• **Objective**: Output the data word for word, dropping every image.

── Information supplied

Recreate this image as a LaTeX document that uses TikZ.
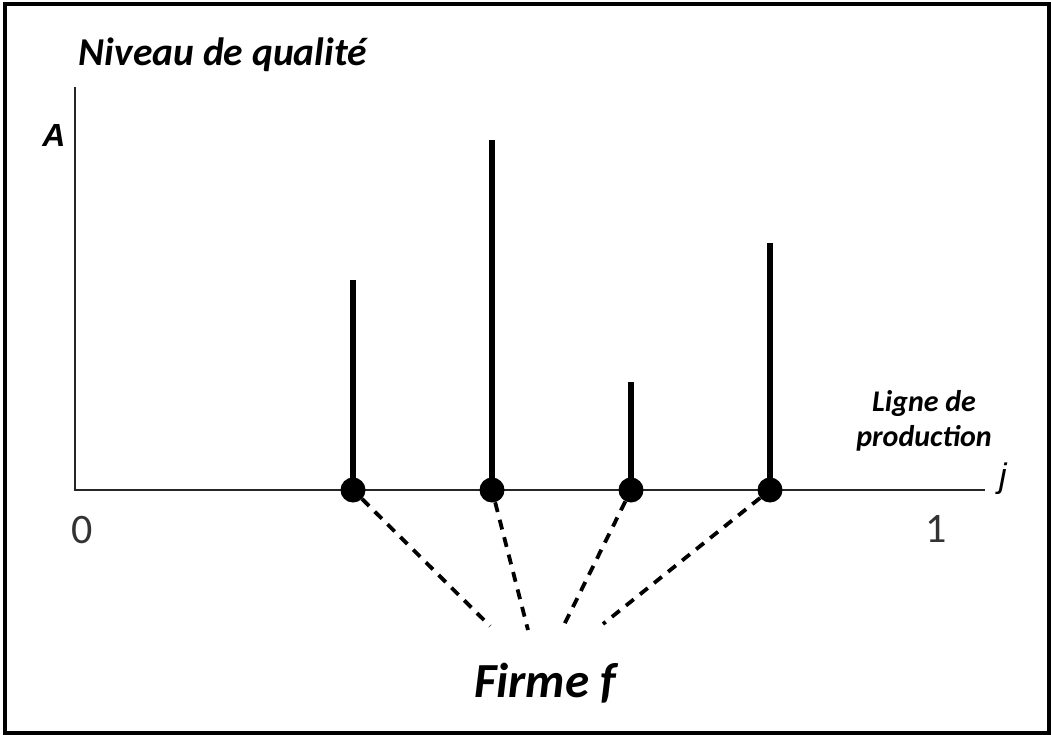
\documentclass[tikz,border=0pt]{standalone}
\usepackage{fontspec}
\newfontfamily\calfont{Carlito}
\newfontfamily\arfont{Liberation Sans}
\begin{document}
\begin{tikzpicture}[x=1pt,y=-1pt,
  axis/.style={line width=2.4pt, draw=black!85},
  stem/.style={line width=6pt, draw=black},
  dot/.style={circle, fill=black, minimum size=25pt, inner sep=0pt},
  dashline/.style={line width=3.8pt, dash pattern=on 10pt off 8pt},
  lbl/.style={inner sep=0pt, font=\calfont\bfseries\itshape},
  num/.style={inner sep=0pt, text=black!80, font=\calfont\fontsize{42}{42}\selectfont}
]
\useasboundingbox (0,0) rectangle (1051,735);
\draw[line width=4pt] (4.5,4) rectangle (1048.5,732.5);

% axes
\coordinate (o) at (75,490);
\coordinate (ytop) at (75,87);
\coordinate (xend) at (985,490);
\draw[axis] (ytop) -- (o) -- (xend);

% labels
\node[lbl, font=\calfont\bfseries\itshape\fontsize{39.5}{39.5}\selectfont] (title) at (223,55) {Niveau de qualité};
\node[inner sep=0pt, font=\arfont\bfseries\itshape\fontsize{32}{32}\selectfont] (A) at (54,135) {A};
\node[lbl, font=\calfont\bfseries\itshape\fontsize{30}{35}\selectfont, align=center] (ligne) at (924,421) {Ligne de\\production};
\node[inner sep=0pt, font=\arfont\itshape\fontsize{34}{34}\selectfont] (j) at (1003,479) {j};
\node[num] (zero) at (82,530) {0};
\node[num] (one) at (936,529) {1};

% stems and dots
\node[dot] (d1) at (353,490) {};
\node[dot] (d2) at (492,490) {};
\node[dot] (d3) at (631,490) {};
\node[dot] (d4) at (770,490) {};
\coordinate (t1) at (353,280);
\coordinate (t2) at (492,140);
\coordinate (t3) at (631,382);
\coordinate (t4) at (770,243);
\foreach \i in {1,...,4} \draw[stem] (d\i.center) -- (t\i);

% dashed connectors
\coordinate (e1) at (490,626);
\coordinate (e2) at (528,630);
\coordinate (e3) at (563,627);
\coordinate (e4) at (603,624);
\foreach \i in {1,...,4} \draw[dashline] (d\i) -- (e\i);

\node[lbl, font=\calfont\bfseries\itshape\fontsize{49}{49}\selectfont] (firme) at (545,683) {Firme f};
\end{tikzpicture}
\end{document}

────

• **Response to the exercise**:
Recreate this image as a LaTeX document that uses TikZ.
\documentclass[tikz,border=0pt]{standalone}
\usepackage{fontspec}
\newfontfamily\calfont{Carlito}
\newfontfamily\arfont{Liberation Sans}
\begin{document}
\begin{tikzpicture}[x=1pt,y=-1pt,
  axis/.style={line width=2.4pt, draw=black!85},
  stem/.style={line width=6pt, draw=black},
  dot/.style={circle, fill=black, minimum size=25pt, inner sep=0pt},
  dashline/.style={line width=3.8pt, dash pattern=on 10pt off 8pt},
  lbl/.style={inner sep=0pt, font=\calfont\bfseries\itshape},
  num/.style={inner sep=0pt, text=black!80, font=\calfont\fontsize{42}{42}\selectfont}
]
\useasboundingbox (0,0) rectangle (1051,735);
\draw[line width=4pt] (4.5,4) rectangle (1048.5,732.5);

% axes
\coordinate (o) at (75,490);
\coordinate (ytop) at (75,87);
\coordinate (xend) at (985,490);
\draw[axis] (ytop) -- (o) -- (xend);

% labels
\node[lbl, font=\calfont\bfseries\itshape\fontsize{39.5}{39.5}\selectfont] (title) at (223,55) {Niveau de qualité};
\node[inner sep=0pt, font=\arfont\bfseries\itshape\fontsize{32}{32}\selectfont] (A) at (54,135) {A};
\node[lbl, font=\calfont\bfseries\itshape\fontsize{30}{35}\selectfont, align=center] (ligne) at (924,421) {Ligne de\\production};
\node[inner sep=0pt, font=\arfont\itshape\fontsize{34}{34}\selectfont] (j) at (1003,479) {j};
\node[num] (zero) at (82,530) {0};
\node[num] (one) at (936,529) {1};

% stems and dots
\node[dot] (d1) at (353,490) {};
\node[dot] (d2) at (492,490) {};
\node[dot] (d3) at (631,490) {};
\node[dot] (d4) at (770,490) {};
\coordinate (t1) at (353,280);
\coordinate (t2) at (492,140);
\coordinate (t3) at (631,382);
\coordinate (t4) at (770,243);
\foreach \i in {1,...,4} \draw[stem] (d\i.center) -- (t\i);

% dashed connectors
\coordinate (e1) at (490,626);
\coordinate (e2) at (528,630);
\coordinate (e3) at (563,627);
\coordinate (e4) at (603,624);
\foreach \i in {1,...,4} \draw[dashline] (d\i) -- (e\i);

\node[lbl, font=\calfont\bfseries\itshape\fontsize{49}{49}\selectfont] (firme) at (545,683) {Firme f};
\end{tikzpicture}
\end{document}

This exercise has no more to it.